Yönetimde başarının şifreleri
Londra'nın ilk Mayor'u, İngiltere siyasetinin önemli ismi olan, şehirlerin geleceği konusunda görüşlerine önem verilen Ken Livingstone ise, Adana'nın her açıdan önemli bir potansiyel taşıdığına dikkat çekti. Belediye hizmeti verilirken başarılı olmanın şifrelerini açıklayan Livingstone, Adana'nın sahip olduğu göl nedeniyle global turizm için stratejik öneminin olduğunu vurguladı, kentin gelişmesi için belediye başkanlığının en az 25 yıl vadeli planlar yapması ve 2-3 yılda bir konsensüs kurulması gerektiğini söyledi. Livingstone, böylece kentin 25 yıl içerisinde nasıl olacağının planlanmış ve belediye başkanı değişse dahi şehir planlarının bozulmadan istikrarla ilerleyebileceğini kaydetti. Bugün stratejik anlamda güçlü olan ülkelerin, gayrı safi milli hasılalarının büyük bir kısmını yeni yatırımlara harcadığını vurgulayan Ken Livingstone, uzun vadeli stratejilere sadık kalınması halinde sonradan görevi devralan yöneticilerin daha istikrarlı çalışabileceğini bildirdi. Çocuk ve gençlerin eğitilmesinin yerel yönetimlerce desteklenmesi gerektiğine de değinen Livingstone, yetenekli insanların Adana'ya çekilmesi ve sonraki nesillerin bu yetenek ve bilgilerden faydalanması gerektiğinin altını çizdi. Livingstone, "Bakın burası çok ideal bir bölge, ideal bir şehir. O kadar büyük potansiyel taşıyor ki çok sayıda insan iyi vakit geçirebilir burada. Ekonominize çeşitlilik kazandırın, yatırım yapın. 100 yılın ortasına kadar en muhteşem şehirlerden biri olabilirsiniz" ifadelerini kullandı.

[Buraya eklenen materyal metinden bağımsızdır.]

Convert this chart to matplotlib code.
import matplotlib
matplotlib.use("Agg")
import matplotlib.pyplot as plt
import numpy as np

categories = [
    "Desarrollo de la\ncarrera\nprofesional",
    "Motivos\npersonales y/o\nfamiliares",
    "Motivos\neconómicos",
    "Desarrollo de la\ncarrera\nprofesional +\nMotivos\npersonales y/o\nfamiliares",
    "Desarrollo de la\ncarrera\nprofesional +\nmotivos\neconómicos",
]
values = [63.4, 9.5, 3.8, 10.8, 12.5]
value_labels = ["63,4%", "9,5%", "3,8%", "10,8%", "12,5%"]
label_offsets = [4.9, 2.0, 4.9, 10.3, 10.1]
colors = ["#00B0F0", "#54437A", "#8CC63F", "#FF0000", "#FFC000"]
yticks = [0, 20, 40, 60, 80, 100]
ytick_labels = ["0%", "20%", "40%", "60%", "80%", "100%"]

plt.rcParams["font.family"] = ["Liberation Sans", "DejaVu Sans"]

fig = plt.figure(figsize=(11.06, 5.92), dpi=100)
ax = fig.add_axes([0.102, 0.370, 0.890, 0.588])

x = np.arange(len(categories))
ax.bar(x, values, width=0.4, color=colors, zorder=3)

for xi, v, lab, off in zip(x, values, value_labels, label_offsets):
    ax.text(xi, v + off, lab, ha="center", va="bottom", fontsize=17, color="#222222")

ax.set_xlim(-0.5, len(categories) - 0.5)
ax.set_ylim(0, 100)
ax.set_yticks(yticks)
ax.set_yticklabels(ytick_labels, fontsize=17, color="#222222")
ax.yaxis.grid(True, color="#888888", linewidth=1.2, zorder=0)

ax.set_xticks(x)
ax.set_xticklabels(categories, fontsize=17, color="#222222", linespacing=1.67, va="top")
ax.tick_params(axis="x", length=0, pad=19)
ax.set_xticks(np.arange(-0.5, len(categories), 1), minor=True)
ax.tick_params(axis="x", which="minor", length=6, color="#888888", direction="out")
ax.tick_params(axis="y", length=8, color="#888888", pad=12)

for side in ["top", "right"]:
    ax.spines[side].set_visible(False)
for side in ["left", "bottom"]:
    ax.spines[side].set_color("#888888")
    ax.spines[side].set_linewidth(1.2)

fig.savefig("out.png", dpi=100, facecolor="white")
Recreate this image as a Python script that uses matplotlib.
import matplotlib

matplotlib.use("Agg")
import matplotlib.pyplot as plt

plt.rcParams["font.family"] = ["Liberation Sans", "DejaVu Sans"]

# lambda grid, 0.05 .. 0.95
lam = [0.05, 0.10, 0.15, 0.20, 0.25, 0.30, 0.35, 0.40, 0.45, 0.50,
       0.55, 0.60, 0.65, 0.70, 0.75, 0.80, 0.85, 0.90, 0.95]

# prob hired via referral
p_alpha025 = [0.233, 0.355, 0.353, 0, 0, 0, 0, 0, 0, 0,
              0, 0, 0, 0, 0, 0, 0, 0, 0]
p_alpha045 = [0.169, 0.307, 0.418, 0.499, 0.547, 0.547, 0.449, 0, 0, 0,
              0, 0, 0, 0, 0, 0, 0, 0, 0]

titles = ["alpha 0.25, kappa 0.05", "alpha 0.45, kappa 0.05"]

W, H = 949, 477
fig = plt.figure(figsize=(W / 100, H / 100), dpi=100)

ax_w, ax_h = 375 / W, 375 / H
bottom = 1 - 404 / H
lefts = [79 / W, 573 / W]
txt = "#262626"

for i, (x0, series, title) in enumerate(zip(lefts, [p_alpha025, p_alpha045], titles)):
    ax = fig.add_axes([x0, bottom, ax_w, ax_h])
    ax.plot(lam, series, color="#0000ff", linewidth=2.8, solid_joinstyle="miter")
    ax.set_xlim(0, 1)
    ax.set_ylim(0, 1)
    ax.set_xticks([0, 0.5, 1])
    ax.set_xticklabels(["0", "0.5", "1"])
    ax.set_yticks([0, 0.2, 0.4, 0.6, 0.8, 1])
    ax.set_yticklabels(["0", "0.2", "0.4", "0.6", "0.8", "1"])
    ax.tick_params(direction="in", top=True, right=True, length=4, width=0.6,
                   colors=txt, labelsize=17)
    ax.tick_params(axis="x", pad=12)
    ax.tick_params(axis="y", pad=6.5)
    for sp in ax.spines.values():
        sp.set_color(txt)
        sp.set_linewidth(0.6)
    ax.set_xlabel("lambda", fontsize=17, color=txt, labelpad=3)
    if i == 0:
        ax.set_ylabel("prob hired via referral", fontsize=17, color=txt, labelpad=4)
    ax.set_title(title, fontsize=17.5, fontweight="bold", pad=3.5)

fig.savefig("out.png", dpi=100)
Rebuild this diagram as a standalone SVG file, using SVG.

Londra'da belediye başkanlığı görevine geldiğinde, kentin yıllarca yatırım eksikliğiyle boğuştuğunu söyleyen Ken Livingstone, 20-25 yıllık planlar yaparak kentin başta ulaşım olmak üzere ticari ve sosyal birçok problemlerinin çözüldüğünü kaydetti. Dünyadaki iklim değişikliği ve enerjinin verimli kullanılmasına da değinen Livingstone, karbon emisyonunun 2050 yılına kadar yüzde 80-90 düşmesi halinde bunun yatırım olarak geri döneceğini ifade etti. Livingstone, Londra'da otomobil yerine bisiklet kullanılması, tasarruflu ampuller ve binalardaki ısı yalıtım sistemleri ile sağlanan tasarrufun, kente istihdam ve yatırım olarak geri döndüğüne dikkat çekti.
Konuşmaların ardından Miller ve Livingstone, katılımcıların sorularını cevaplandırdı. Çukurova GİAD Başkanı Ömer Faruk Sakarya, günün anısına Miller ve Livingstone'a, Adanalı sanatçı Mesut Dikel'in özel taş üzerine işlenmiş, üzerinde Türk motifleri desenleri bulunan birer çalışmasını hediye etti.